> [WORK INSTRUCTIONS]
Reproduce the material word for word; the images stay out.

============

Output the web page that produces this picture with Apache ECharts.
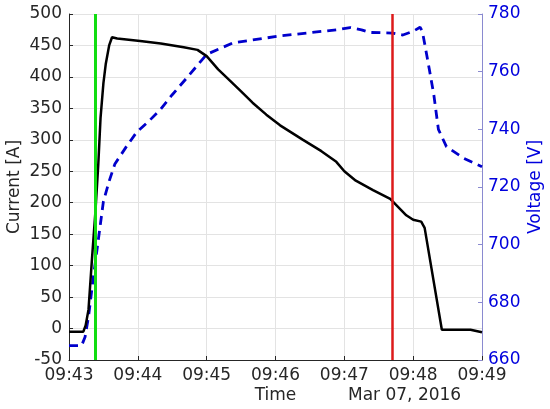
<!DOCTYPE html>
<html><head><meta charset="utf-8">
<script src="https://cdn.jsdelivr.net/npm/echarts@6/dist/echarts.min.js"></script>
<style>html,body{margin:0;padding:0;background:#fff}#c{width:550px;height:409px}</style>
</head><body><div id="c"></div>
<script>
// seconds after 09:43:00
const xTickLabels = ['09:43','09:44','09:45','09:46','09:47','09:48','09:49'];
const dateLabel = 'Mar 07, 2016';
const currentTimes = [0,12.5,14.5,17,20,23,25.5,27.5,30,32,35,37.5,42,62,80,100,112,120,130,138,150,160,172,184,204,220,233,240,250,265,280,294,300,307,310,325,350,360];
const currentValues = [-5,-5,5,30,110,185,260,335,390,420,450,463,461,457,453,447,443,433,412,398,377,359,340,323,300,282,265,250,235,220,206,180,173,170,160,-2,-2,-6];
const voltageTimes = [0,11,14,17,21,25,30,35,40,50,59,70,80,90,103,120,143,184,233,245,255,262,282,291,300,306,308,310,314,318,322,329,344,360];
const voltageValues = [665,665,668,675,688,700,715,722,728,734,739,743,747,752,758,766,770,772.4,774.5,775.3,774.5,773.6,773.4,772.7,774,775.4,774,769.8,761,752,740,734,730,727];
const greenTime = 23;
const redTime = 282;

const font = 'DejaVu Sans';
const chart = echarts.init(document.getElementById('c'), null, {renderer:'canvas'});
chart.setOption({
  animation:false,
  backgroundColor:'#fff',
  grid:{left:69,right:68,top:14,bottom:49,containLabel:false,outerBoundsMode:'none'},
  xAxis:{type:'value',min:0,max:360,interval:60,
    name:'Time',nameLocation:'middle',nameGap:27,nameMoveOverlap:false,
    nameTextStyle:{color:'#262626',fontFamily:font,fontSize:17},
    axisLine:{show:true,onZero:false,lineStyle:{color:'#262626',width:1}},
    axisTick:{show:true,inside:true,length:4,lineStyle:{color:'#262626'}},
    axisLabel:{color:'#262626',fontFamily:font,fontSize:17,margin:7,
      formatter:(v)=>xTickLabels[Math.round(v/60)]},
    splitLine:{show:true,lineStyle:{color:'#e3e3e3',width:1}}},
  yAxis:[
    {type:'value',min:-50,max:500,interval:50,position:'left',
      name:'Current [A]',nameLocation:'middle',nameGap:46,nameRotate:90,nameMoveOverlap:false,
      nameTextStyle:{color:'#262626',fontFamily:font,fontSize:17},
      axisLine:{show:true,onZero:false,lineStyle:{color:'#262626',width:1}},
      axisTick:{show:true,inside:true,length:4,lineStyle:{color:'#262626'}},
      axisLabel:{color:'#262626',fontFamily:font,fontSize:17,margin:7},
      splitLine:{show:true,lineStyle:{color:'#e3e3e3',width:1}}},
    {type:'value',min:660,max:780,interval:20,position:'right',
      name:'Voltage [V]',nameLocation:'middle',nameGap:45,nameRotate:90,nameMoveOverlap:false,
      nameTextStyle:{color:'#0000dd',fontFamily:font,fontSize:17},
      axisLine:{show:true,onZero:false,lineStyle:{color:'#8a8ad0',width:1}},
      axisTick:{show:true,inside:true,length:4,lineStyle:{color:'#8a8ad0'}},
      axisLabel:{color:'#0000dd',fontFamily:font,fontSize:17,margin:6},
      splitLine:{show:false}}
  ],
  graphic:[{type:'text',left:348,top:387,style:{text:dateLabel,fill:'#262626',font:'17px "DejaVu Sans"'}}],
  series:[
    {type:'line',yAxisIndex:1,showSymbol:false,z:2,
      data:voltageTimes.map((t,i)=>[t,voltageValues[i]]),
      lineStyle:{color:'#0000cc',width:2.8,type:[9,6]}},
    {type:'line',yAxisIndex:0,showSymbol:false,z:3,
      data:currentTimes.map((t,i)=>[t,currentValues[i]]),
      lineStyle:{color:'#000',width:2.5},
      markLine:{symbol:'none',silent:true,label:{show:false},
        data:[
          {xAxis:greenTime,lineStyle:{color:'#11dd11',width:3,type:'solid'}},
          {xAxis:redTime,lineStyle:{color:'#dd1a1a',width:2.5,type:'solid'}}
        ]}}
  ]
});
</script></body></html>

============

> [RESULT OF THE TASK]
Output the web page that produces this picture with Apache ECharts.
<!DOCTYPE html>
<html><head><meta charset="utf-8">
<script src="https://cdn.jsdelivr.net/npm/echarts@6/dist/echarts.min.js"></script>
<style>html,body{margin:0;padding:0;background:#fff}#c{width:550px;height:409px}</style>
</head><body><div id="c"></div>
<script>
// seconds after 09:43:00
const xTickLabels = ['09:43','09:44','09:45','09:46','09:47','09:48','09:49'];
const dateLabel = 'Mar 07, 2016';
const currentTimes = [0,12.5,14.5,17,20,23,25.5,27.5,30,32,35,37.5,42,62,80,100,112,120,130,138,150,160,172,184,204,220,233,240,250,265,280,294,300,307,310,325,350,360];
const currentValues = [-5,-5,5,30,110,185,260,335,390,420,450,463,461,457,453,447,443,433,412,398,377,359,340,323,300,282,265,250,235,220,206,180,173,170,160,-2,-2,-6];
const voltageTimes = [0,11,14,17,21,25,30,35,40,50,59,70,80,90,103,120,143,184,233,245,255,262,282,291,300,306,308,310,314,318,322,329,344,360];
const voltageValues = [665,665,668,675,688,700,715,722,728,734,739,743,747,752,758,766,770,772.4,774.5,775.3,774.5,773.6,773.4,772.7,774,775.4,774,769.8,761,752,740,734,730,727];
const greenTime = 23;
const redTime = 282;

const font = 'DejaVu Sans';
const chart = echarts.init(document.getElementById('c'), null, {renderer:'canvas'});
chart.setOption({
  animation:false,
  backgroundColor:'#fff',
  grid:{left:69,right:68,top:14,bottom:49,containLabel:false,outerBoundsMode:'none'},
  xAxis:{type:'value',min:0,max:360,interval:60,
    name:'Time',nameLocation:'middle',nameGap:27,nameMoveOverlap:false,
    nameTextStyle:{color:'#262626',fontFamily:font,fontSize:17},
    axisLine:{show:true,onZero:false,lineStyle:{color:'#262626',width:1}},
    axisTick:{show:true,inside:true,length:4,lineStyle:{color:'#262626'}},
    axisLabel:{color:'#262626',fontFamily:font,fontSize:17,margin:7,
      formatter:(v)=>xTickLabels[Math.round(v/60)]},
    splitLine:{show:true,lineStyle:{color:'#e3e3e3',width:1}}},
  yAxis:[
    {type:'value',min:-50,max:500,interval:50,position:'left',
      name:'Current [A]',nameLocation:'middle',nameGap:46,nameRotate:90,nameMoveOverlap:false,
      nameTextStyle:{color:'#262626',fontFamily:font,fontSize:17},
      axisLine:{show:true,onZero:false,lineStyle:{color:'#262626',width:1}},
      axisTick:{show:true,inside:true,length:4,lineStyle:{color:'#262626'}},
      axisLabel:{color:'#262626',fontFamily:font,fontSize:17,margin:7},
      splitLine:{show:true,lineStyle:{color:'#e3e3e3',width:1}}},
    {type:'value',min:660,max:780,interval:20,position:'right',
      name:'Voltage [V]',nameLocation:'middle',nameGap:45,nameRotate:90,nameMoveOverlap:false,
      nameTextStyle:{color:'#0000dd',fontFamily:font,fontSize:17},
      axisLine:{show:true,onZero:false,lineStyle:{color:'#8a8ad0',width:1}},
      axisTick:{show:true,inside:true,length:4,lineStyle:{color:'#8a8ad0'}},
      axisLabel:{color:'#0000dd',fontFamily:font,fontSize:17,margin:6},
      splitLine:{show:false}}
  ],
  graphic:[{type:'text',left:348,top:387,style:{text:dateLabel,fill:'#262626',font:'17px "DejaVu Sans"'}}],
  series:[
    {type:'line',yAxisIndex:1,showSymbol:false,z:2,
      data:voltageTimes.map((t,i)=>[t,voltageValues[i]]),
      lineStyle:{color:'#0000cc',width:2.8,type:[9,6]}},
    {type:'line',yAxisIndex:0,showSymbol:false,z:3,
      data:currentTimes.map((t,i)=>[t,currentValues[i]]),
      lineStyle:{color:'#000',width:2.5},
      markLine:{symbol:'none',silent:true,label:{show:false},
        data:[
          {xAxis:greenTime,lineStyle:{color:'#11dd11',width:3,type:'solid'}},
          {xAxis:redTime,lineStyle:{color:'#dd1a1a',width:2.5,type:'solid'}}
        ]}}
  ]
});
</script></body></html>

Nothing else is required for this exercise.